Glass wine bottles are stored in bulk and donated to various causes, such as a small NGO where handicapped artisans recycle the glass to make jewelry.
Tin cans are flattened, burned and placed in the 80-foot pit. Odd bits of metal are reused in construction or sold for scrap.
Miscellaneous items such as light bulbs and metal spray cans are placed directly into the 80-foot pit. The rest is burned and buried.
Paper is burned, and either added to the compost system or placed in the 80-foot pit.
Recycled motor oil is collected and used to prevent insect damage to building cladding.
All farm restoration and construction is conducted with minimal importation and local fabrication. This practice develops community skills and minimizes transportation fuel pollution. Toilet fixtures, most textiles, and some electrical materials were imported.
The farm’s tree nursery (with predominantly native species) helps to control erosion and reforest the environment.
More than 50% of old building materials were used as foundations, doors, shutters, and roofing for new buildings and restoration. Cottages are made of stone and sustainable wood that is treated with recycled motor oil to protect it from insects to limit brick making and old-growth tree cutting.
Sustainable materials are used to build staff housing, from sun-dried mud bricks to thatched roofs, providing an example for the community of affordable alternatives to tin roofing and concrete intensive construction.
Furniture, textiles, and artwork are crafted on the farm by local carpenters, craftsmen, and artists-in-residence. A carpenter guild was established to teach fine furniture making and joinery. Carpenters work in the farm woodshop, creating furniture for sale or ply their newly-learned skills in the local villages.

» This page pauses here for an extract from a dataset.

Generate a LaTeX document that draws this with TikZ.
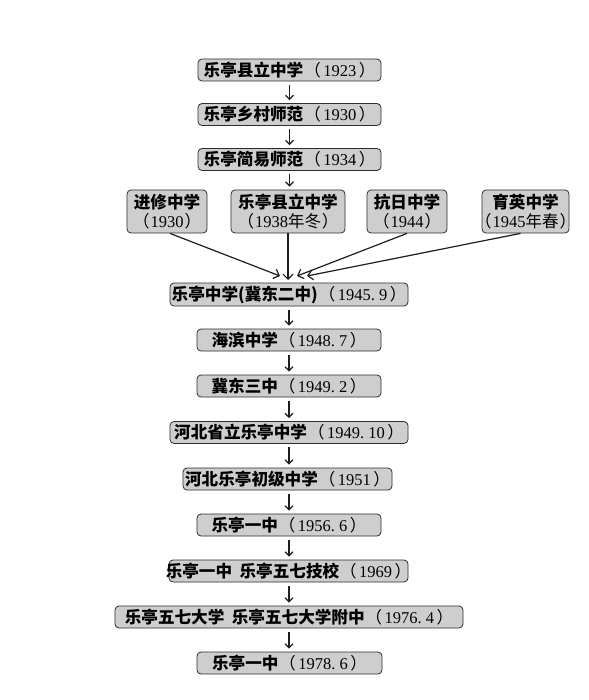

50% of cottage walls are glass to allow for natural illumination, and low energy lighting and timer switches are installed in many areas.

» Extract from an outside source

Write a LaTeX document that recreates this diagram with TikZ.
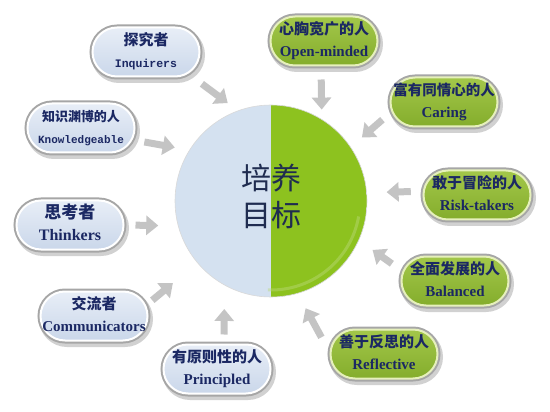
\documentclass[tikz,border=0pt]{standalone}
\usepackage{fontspec}
\setmainfont{Liberation Serif}
\newfontfamily\cjk{Noto Sans CJK SC}
\newfontfamily\mono{Liberation Mono}
\usetikzlibrary{arrows.meta,shapes.misc}

\definecolor{navy}{HTML}{1B2863}
\definecolor{rimgray}{HTML}{A6A6A6}
\definecolor{arrowgray}{HTML}{C4C4C4}
\definecolor{paleblue}{HTML}{E8EEF7}
\definecolor{midblue}{HTML}{CAD7EA}
\definecolor{lightolive}{HTML}{A3C74A}
\definecolor{olive}{HTML}{84AD2C}
\definecolor{palegreen}{HTML}{E6F0BC}
\definecolor{goalblue}{HTML}{D4E1F0}
\definecolor{goalgreen}{HTML}{8DC21F}
\definecolor{goaltext}{HTML}{1F2C50}

\newcommand\twolines[2]{\makebox[0pt]{\begin{tabular}{@{}c@{}}#1\\#2\end{tabular}}}

\begin{document}
\begin{tikzpicture}[x=1pt,y=-1pt]
\useasboundingbox (0,0) rectangle (550,412);

\tikzstyle{pill}=[rounded rectangle, minimum width=107pt, minimum height=49pt,
  inner sep=0pt, outer sep=0pt,
  preaction={draw=black, opacity=.18, line width=7pt, transform canvas={xshift=2pt,yshift=-3pt}},
  preaction={draw=rimgray, line width=6pt},
  line width=2pt, text=navy, font=\fontsize{15}{22}\selectfont\bfseries]
\tikzstyle{bluepill}=[pill, draw=white, top color=paleblue, bottom color=midblue]
\tikzstyle{greenpill}=[pill, draw=palegreen, top color=lightolive, bottom color=olive]
\tikzstyle{goal}=[circle, minimum size=192pt, inner sep=0pt, outer sep=0pt,
  fill=goalblue, draw=black!15, line width=.6pt, text=goaltext,
  font=\cjk\fontsize{30}{37}\selectfont,
  path picture={
    \fill[goalgreen] (path picture bounding box.north) rectangle (path picture bounding box.south east);
    \draw[goalgreen!60!white, line width=3pt, opacity=.45]
      ([shift={(-92:89pt)}]path picture bounding box.center) arc[start angle=-92, end angle=-10, radius=89pt];
  }]
\tikzstyle{arrow}=[draw=arrowgray, line width=7pt, -{Triangle[width=19pt,length=12pt]}]

% points
\path (271,201) node[goal] (Goal) {\twolines{培养}{目标}};

\path (146,52)  node[bluepill] (Inquirers) {\twolines{\cjk 探究者}{\mono\fontsize{11.5}{22}\selectfont Inquirers}};
\path (81,128)  node[bluepill] (Knowledgeable) {\twolines{\cjk\fontsize{13}{22}\selectfont 知识渊博的人}{\mono\fontsize{11}{22}\selectfont Knowledgeable}};
\path (70,225)  node[bluepill] (Thinkers) {\twolines{\cjk\fontsize{17}{22}\selectfont 思考者}{\fontsize{16}{22}\selectfont Thinkers}};
\path (94,316)  node[bluepill] (Communicators) {\twolines{\cjk 交流者}{Communicators}};
\path (217,369) node[bluepill] (Principled) {\twolines{\cjk 有原则性的人}{Principled}};

\path (324,41)  node[greenpill] (OpenMinded) {\twolines{\cjk 心胸宽广的人}{Open-minded}};
\path (444,102) node[greenpill] (Caring) {\twolines{\cjk\fontsize{14.5}{22}\selectfont 富有同情心的人}{Caring}};
\path (477,195) node[greenpill] (RiskTakers) {\twolines{\cjk 敢于冒险的人}{Risk-takers}};
\path (455,281) node[greenpill] (Balanced) {\twolines{\cjk 全面发展的人}{Balanced}};
\path (384,354) node[greenpill] (Reflective) {\twolines{\cjk 善于反思的人}{Reflective}};

% edges
\draw[arrow, shorten <=18pt, shorten >=13pt] (Inquirers.-27) -- (Goal.110);
\draw[arrow, shorten <=13pt, shorten >=15pt] (Knowledgeable.-13) -- (Goal.148);
\draw[arrow, shorten <=12pt, shorten >=20pt] (Thinkers.east) -- (Goal.-165);
\draw[arrow, shorten <=9pt, shorten >=32pt] (Communicators.11) -- (Goal.-140);
\draw[arrow, shorten <=10pt, shorten >=24pt] (Principled.74) -- (Goal.-119);
\draw[arrow, shorten <=19pt, shorten >=17pt] (Reflective.180) -- (Goal.-74);
\draw[arrow, shorten <=14pt, shorten >=17pt] (Balanced.170) -- (Goal.-24);
\draw[arrow, shorten <=13pt, shorten >=20pt] (RiskTakers.176) -- (Goal.5);
\draw[arrow, shorten <=13pt, shorten >=15pt] (Caring.-170) -- (Goal.34);
\draw[arrow, shorten <=14pt, shorten >=10pt] (OpenMinded.-97) -- (Goal.58);

\end{tikzpicture}
\end{document}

In kitchen and storage areas, transparent sheets are mixed with corrugated tin roofing to allow natural lighting in.
Cottage cross ventilation and roof overhang provide cooling and shading properties.

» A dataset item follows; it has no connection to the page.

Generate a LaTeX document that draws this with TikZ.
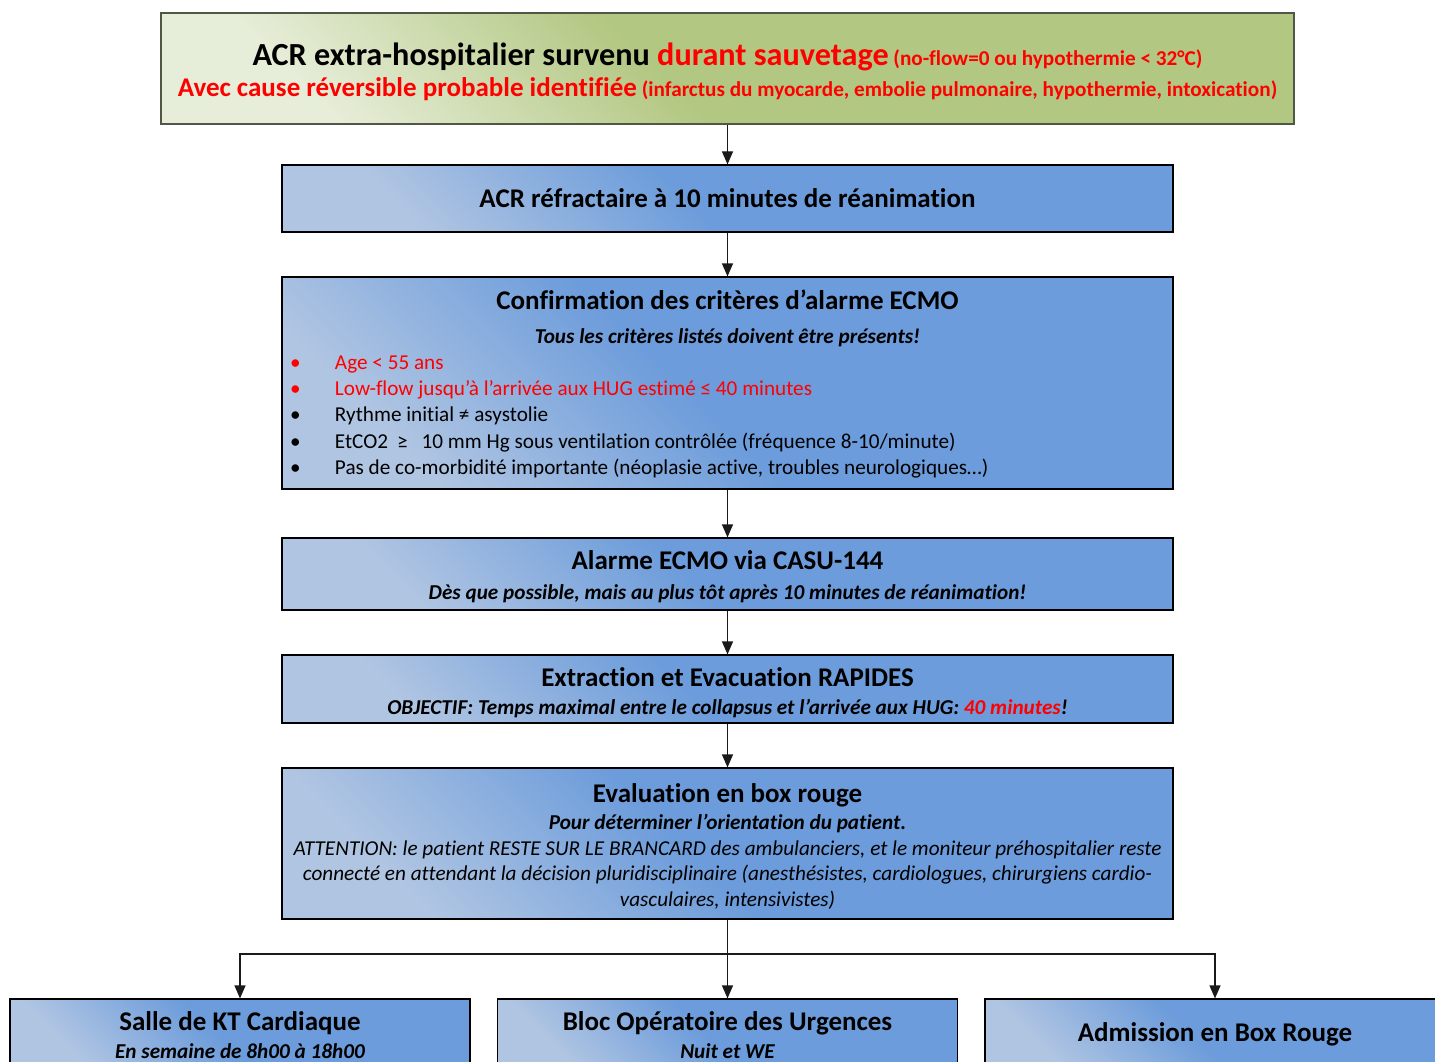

washed with water heated by solar power and clothes are dried using the sun and
fresh air. Electric dryers are available upon request, but sun-drying is the
preferred, more ecologically sound method.
Laundry is sun-dried. In inclement weather, a large open-air shelter allows for drying.
Water is heated by solar power.
Grey-water is recycled.
Bio-degradable detergent is used.
& Estate Forests
Eight gardens have been restored or established to attract bird and insect life and to provide a natural respite from the rigors of safari. You will discover a vast array of tree and bush species, many indigenous to East Africa. Botanical artist Riziki Kateya has catalogued many of the plants, a few of which are unique to Gibb’s Farm. There is also a tree nursery where hundreds of young saplings are grown to encourage the growth of native tree species in the area.
Herb Garden: The kitchen herb garden
features over 10 indigenous varieties and the formal English herb garden
contains a variety of ornamental herbs.
Cactus Garden: Features 15 varieties
of cactus, relocated from other areas of the farm.
Flower Garden: Over 200 species of
birds have been sighted at Gibb’s Farm, many of which are attracted by the
flower garden, originally planted over 40 years by Margaret Gibb.
Rose Garden: A small part of the
original floral inventory included 15 species of roses. These have been
returned to their first location among the oldest cottages and expanded.
Margaret’s Garden: A small garden
that retains its original design and content.
Medicine Garden: Medicinal plants
are freshly gathered and harvested from the Osero Forest Clinic’s medicine
garden for use in traditional cures and treatments.
Trees and Shrubs: Over 60
species grow within the farm.
Ornamental Flowers: Nearly 200
species are represented; an exhaustive list is currently being completed.